Sustainable business for a brighter tomorrow
One of the cornerstones of a successful business is innovation, and when that innovation meets sustainability through upcycling; environmentally healthy magic happens.
Upcycling is a method of waste management that converts discarded items into new, usable products that can be re-sold, minimising waste in landfills.
Upcycling businesses also make a significant contribution to the circular economy because this business model prioritizes the re-use and recycling of materials for a longer lifespan.
One such business that is driven by this concept is Ozzys Eco Décor which gives a new life to old tyres by creating furniture and accessories. Based in the Eastern Cape, the company which was co-founded by Yolanda Msutwana had a truly serendipitous start.
“One day I found a stray tyre laying in my yard. I disposed of it, and two days later I found more tyres. I began to imagine a better solution that would give new life to wasted objects and create a more sustainable future for the environment that I love,” she said.
Msutwana first created tyre ottomans, but the company’s collection has since grown to include coffee tables, side tables, and even wall clocks, mirrors and lamps.
Since inception, the company has enjoyed several accolades including the Hattag and Atlanta Market favourite Award whilst exhibiting in the USA, as well as representing South Africa in Kuwait at a SADC week.
“It’s really nice to get out there and meet people on a global level, as well as seeing what trends they have on the other side,” says Msutwana. “At the time when we started, we had people saying: ‘I won’t have a tyre inside my house’, but outside the country, upcycling and recycling was already the buzz thing that was already happening, so we were well received,” she said.
Preserving African culture is important to Ozzys Eco Décor because the aim is to create pieces that represent distinct African craftsmanship while producing high-quality products with a global appeal.
“Each piece contributes to environmental preservation and is named to honour its heritage,” said Msutwana. She added that her business gives clients creative freedom to design their own unique and bespoke piece of furniture or accessory.
Glass is another material that is widely used in upcycling as it can easily be transformed into decorative showpieces. Golden Mashego is the founder of Leshego Ceramics.
“The business seeks to enhance people's beauty with hand-made jewellery created from recycled glass bottles,” he said.
He added that every product they make, help keep the environment clean. “We are not just a jewellery shop, but we are also nature conservationist,” he said proudly.

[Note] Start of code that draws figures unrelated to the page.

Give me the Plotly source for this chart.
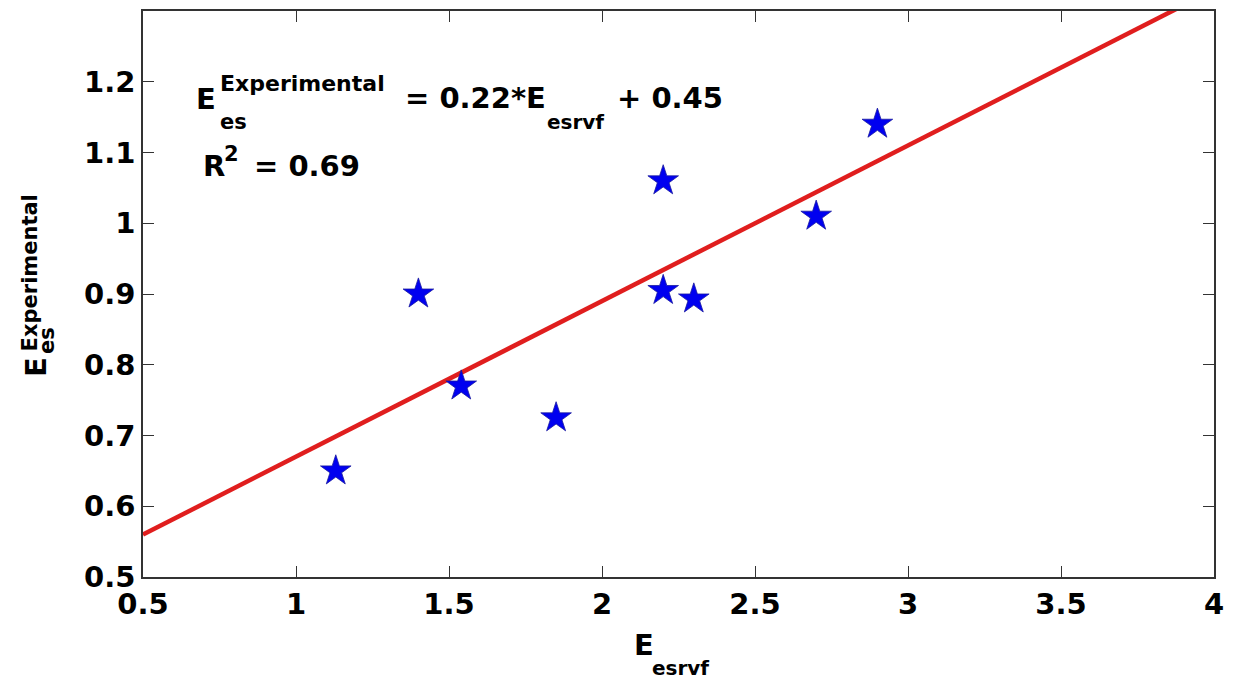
import plotly.graph_objects as go

# ---- data ----
x_esrvf = [1.13, 1.40, 1.54, 1.85, 2.20, 2.20, 2.30, 2.70, 2.90]
y_experimental = [0.65, 0.90, 0.77, 0.725, 1.06, 0.905, 0.893, 1.01, 1.14]
fit_slope = 0.22
fit_intercept = 0.45
fit_x = [0.5, 4.0]
fit_y = [fit_slope * v + fit_intercept for v in fit_x]

x_tickvals = [0.5, 1, 1.5, 2, 2.5, 3, 3.5, 4]
x_ticktext = ["0.5", "1", "1.5", "2", "2.5", "3", "3.5", "4"]
y_tickvals = [0.5, 0.6, 0.7, 0.8, 0.9, 1.0, 1.1, 1.2]
y_ticktext = ["0.5", "0.6", "0.7", "0.8", "0.9", "1", "1.1", "1.2"]

# ---- layout geometry ----
W, H = 1233, 684
L, R, T, B = 143, 1217, 9, 577
FONT = "DejaVu Sans"


def px(x):
    return (x - L) / (R - L)


def py(y):
    return (B - y) / (B - T)


fig = go.Figure()
fig.add_trace(go.Scatter(
    x=fit_x, y=fit_y, mode="lines",
    line=dict(color="#e01e1e", width=4.5), showlegend=False, hoverinfo="skip"))
fig.add_trace(go.Scatter(
    x=x_esrvf, y=y_experimental, mode="markers",
    marker=dict(symbol="star", size=23, color="#0000f0",
                line=dict(color="#1a1aa0", width=0.8)),
    showlegend=False))

axis_common = dict(
    showline=True, linecolor="#333333", linewidth=1.5, mirror="ticks",
    ticks="inside", ticklen=11, tickwidth=1.3, tickcolor="#333333",
    showgrid=False, zeroline=False,
    tickfont=dict(family=FONT, size=29, color="black", weight="bold"),
)
fig.update_xaxes(range=[0.5, 4.0], tickvals=x_tickvals, ticktext=x_ticktext, **axis_common)
fig.update_yaxes(range=[0.5, 1.3], tickvals=y_tickvals, ticktext=y_ticktext, **axis_common)


def ann(text, x, y, size, xanchor="left", yanchor="middle", angle=0):
    fig.add_annotation(
        text=text, x=px(x), y=py(y), xref="paper", yref="paper",
        xanchor=xanchor, yanchor=yanchor, textangle=angle, showarrow=False,
        font=dict(family=FONT, size=size, color="black", weight="bold"),
        borderpad=0)


BIG, SMALL = 29, 21
# equation
ann("E", 195, 97, BIG)
ann("Experimental", 219, 82, 22)
ann("es", 219, 120, SMALL)
ann("= 0.22*E", 405, 96, BIG)
ann("esrvf", 547, 120, 20)
ann("+ 0.45", 617, 96, BIG)
# R^2
ann("R", 202, 165, BIG)
ann("2", 223, 153, SMALL)
ann("= 0.69", 253, 165, BIG)
# y label (rotated)
ann("E", 35, 366, BIG, xanchor="center", yanchor="middle", angle=-90)
ann("Experimental", 30, 272, SMALL, xanchor="center", yanchor="middle", angle=-90)
ann("es", 47, 340, SMALL, xanchor="center", yanchor="middle", angle=-90)
# x label
ann("E", 634, 645, BIG)
ann("esrvf", 652, 668, 20)

fig.update_layout(
    width=W, height=H,
    margin=dict(l=L, r=W - R, t=T, b=H - B),
    paper_bgcolor="white", plot_bgcolor="white",
)

fig.write_html("out.html")
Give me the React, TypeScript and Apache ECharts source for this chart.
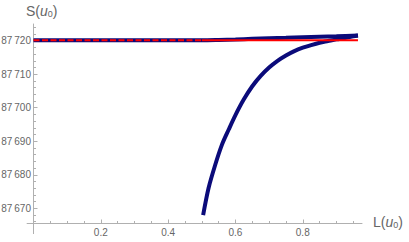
import React, { useEffect, useRef } from "react";
import * as echarts from "echarts";

const L_upper = [0, 0.5, 0.55, 0.6, 0.65, 0.7, 0.75, 0.8, 0.85, 0.9, 0.964];
const S_upper = [87720.1, 87720.1, 87720.2, 87720.35, 87720.55, 87720.75, 87720.9, 87721.05, 87721.2, 87721.35, 87721.55];

const L_lower = [0.504, 0.52, 0.54, 0.56, 0.58, 0.6, 0.625, 0.65, 0.675, 0.7, 0.725, 0.75, 0.775, 0.8, 0.825, 0.85, 0.875, 0.9, 0.925, 0.95, 0.964];
const S_lower = [87668.0, 87676.0, 87683.0, 87689.0, 87693.5, 87697.8, 87702.5, 87706.4, 87709.5, 87712.0, 87714.0, 87715.6, 87716.9, 87717.9, 87718.7, 87719.4, 87719.9, 87720.4, 87720.8, 87721.3, 87721.55];

const L_redDashed = [0, 0.5];
const S_redDashed = [87720.1, 87720.1];
const L_redSolid = [0.5, 0.964];
const S_redSolid = [87720.1, 87720.1];

const yMajor = [87670, 87680, 87690, 87700, 87710, 87720];
const yMinor = [87666, 87668, 87672, 87674, 87676, 87678, 87682, 87684, 87686, 87688, 87692, 87694, 87696, 87698, 87702, 87704, 87706, 87708, 87712, 87714, 87716, 87718, 87722, 87724];
const xMajor = [0.2, 0.4, 0.6, 0.8];
const xMinor = [0.05, 0.1, 0.15, 0.25, 0.3, 0.35, 0.45, 0.5, 0.55, 0.65, 0.7, 0.75, 0.85, 0.9, 0.95];

const Y_MIN = 87665.47;
const Y_MAX = 87724.98;
const X_MIN = 0;
const X_MAX = 0.976;

const zip = (a: number[], b: number[]) => a.map((v, i) => [v, b[i]]);

const AXIS = "#b0b0b0";
const LABEL = "#666666";
const FONT = "Liberation Sans";

export default function App() {
  const ref = useRef<HTMLDivElement>(null);
  useEffect(() => {
    if (!ref.current) return;
    const chart = echarts.init(ref.current, undefined, { renderer: "svg" });
    const fmtY = (v: number) => {
      const s = String(Math.round(v));
      return s.slice(0, 2) + "\u2009" + s.slice(2);
    };
    const rich = {
      n: { fontSize: 14, fontFamily: FONT, color: LABEL },
      i: { fontSize: 14, fontFamily: FONT, fontStyle: "italic", color: LABEL },
      s: { fontSize: 9, fontFamily: FONT, color: LABEL, verticalAlign: "bottom" },
    };
    chart.setOption({
      animation: false,
      backgroundColor: "#ffffff",
      grid: { left: 33.5, right: 47, top: 24, bottom: 18.5, containLabel: false, outerBoundsMode: "none" },
      xAxis: [
        {
          type: "value",
          min: X_MIN,
          max: X_MAX,
          axisLine: { show: true, lineStyle: { color: AXIS, width: 1 } },
          axisTick: { show: true, inside: true, length: 4, customValues: xMajor, lineStyle: { color: AXIS } },
          axisLabel: {
            show: true,
            customValues: xMajor,
            margin: 4,
            color: LABEL,
            fontSize: 10,
            fontFamily: FONT,
            formatter: (v: number) => v.toFixed(1),
          },
          splitLine: { show: false },
        },
        {
          type: "value",
          position: "bottom",
          min: X_MIN,
          max: X_MAX,
          axisLine: { show: false },
          axisTick: { show: true, inside: true, length: 2.5, customValues: xMinor, lineStyle: { color: AXIS } },
          axisLabel: { show: false },
          splitLine: { show: false },
        },
      ],
      yAxis: [
        {
          type: "value",
          min: Y_MIN,
          max: Y_MAX,
          axisLine: { show: true, lineStyle: { color: AXIS, width: 1 } },
          axisTick: { show: true, inside: true, length: 4, customValues: yMajor, lineStyle: { color: AXIS } },
          axisLabel: {
            show: true,
            customValues: yMajor,
            margin: 2.5,
            color: LABEL,
            fontSize: 10,
            fontFamily: FONT,
            formatter: fmtY,
          },
          splitLine: { show: false },
        },
        {
          type: "value",
          position: "left",
          min: Y_MIN,
          max: Y_MAX,
          axisLine: { show: false },
          axisTick: { show: true, inside: true, length: 2.5, customValues: yMinor, lineStyle: { color: AXIS } },
          axisLabel: { show: false },
          splitLine: { show: false },
        },
      ],
      graphic: [
        { type: "line", shape: { x1: 26.7, y1: 223.5, x2: 33.5, y2: 223.5 }, style: { stroke: AXIS, lineWidth: 1 } },
        { type: "line", shape: { x1: 33.5, y1: 223.5, x2: 33.5, y2: 234 }, style: { stroke: AXIS, lineWidth: 1 } },
        {
          type: "text",
          left: 26,
          top: 4,
          style: { text: "{n|S(}{i|u}{s|0}{n|)}", rich, fill: LABEL, fontSize: 14, fontFamily: FONT },
        },
        {
          type: "text",
          left: 373,
          top: 215,
          style: { text: "{n|L(}{i|u}{s|0}{n|)}", rich, fill: LABEL, fontSize: 14, fontFamily: FONT },
        },
      ],
      series: [
        {
          type: "line",
          data: zip(L_upper, S_upper),
          showSymbol: false,
          smooth: 0.3,
          lineStyle: { color: "#0b0b7a", width: 4 },
          z: 2,
        },
        {
          type: "line",
          data: zip(L_lower, S_lower),
          showSymbol: false,
          smooth: 0.3,
          lineStyle: { color: "#0b0b7a", width: 4 },
          z: 2,
        },
        {
          type: "line",
          data: zip(L_redDashed, S_redDashed),
          showSymbol: false,
          lineStyle: { color: "#ff0000", width: 2, type: [6, 2.5] },
          z: 3,
        },
        {
          type: "line",
          data: zip(L_redSolid, S_redSolid),
          showSymbol: false,
          lineStyle: { color: "#ff0000", width: 2 },
          z: 3,
        },
      ],
    });
    return () => chart.dispose();
  }, []);
  return (
    <div style={{ position: "fixed", left: 0, top: 0, width: 409, height: 242 }}>
      <div ref={ref} style={{ width: 409, height: 242 }} />
    </div>
  );
}
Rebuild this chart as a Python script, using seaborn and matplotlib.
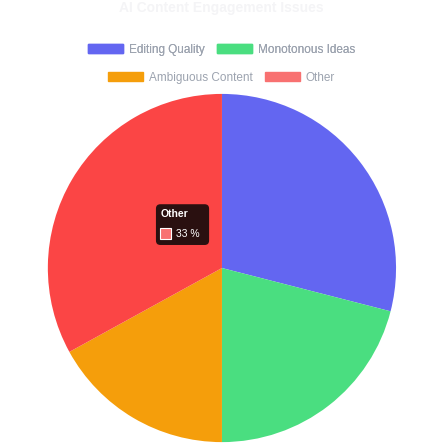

Whilst growing up in an impoverished environment, Mashego realised that entrepreneurship was one way in which he could make a living to support his family.
“I was raised by a single parent who earned vey little. As a young fellow I realised that entrepreneurship could be our financial reliever as it requires no qualification to trade. You just have to identify a need in society and solve it for people,”said Mashego.
Mashego decided to start a business that would allow him to use materials that were readily available. After testing different prototypes using potential waste items, he ultimately found that making jewellery from used glass bottles was successful.
Like many entrepreneurs, raising capital initially proved to be a challenge. “The biggest challenges we faced was getting finance to expand when demand from customers grew. We approached various funding agencies to assist us with 60% of the funds as we had already raised 40% from our sales,” he said.
The company, which was established in 2017, is 100% Black-owned, with 20% of the workforce being differently abled persons. Leshego Ceramics also offers a buy back and recycling center that specialises in the collection and sorting of waste from the streets, malls, hospitals and tuck-shops.
For its efforts, the business has been recognised by the Mpumalanga provincial government and the Mpumalanga Tourism and Parks Agency.
Another environmentally conscious business, is Ambesha Africa founded by Trudy Mkansi. “We want to create value to society by creating local employment opportunities and access to locally-made products---products that will last longer, are easily repairable and recyclable as a contribution to our environment, she said.
Ambesha Africa manufactures custom-made patio furniture, and the business has been thriving for the past six years
“The pandemic shocked so many companies and we saw companies closing their doors. It was humbling to see our small business, weathering through the pandemic and navigating back to business,” said Mkansi.
Her love for craft began at a young age. “As a child I used to see my grandmother hand-making sea grass mats. I would imitate her and create my own mini working station. Little did I know that that was the beginning of my passion for craft,” she said.
Running a sustainable business has its challenges. “Producing goods in an environmentally friendly way can often mean spending more money initially, as it can require research and investment in new production method,” she said.
Despite the potential challenges, ultimately upcycling and environmentally aware businesses are a necessary part of our economic growth. For a better tomorrow for all, we need more businesses that are focused on the preservation of our planet.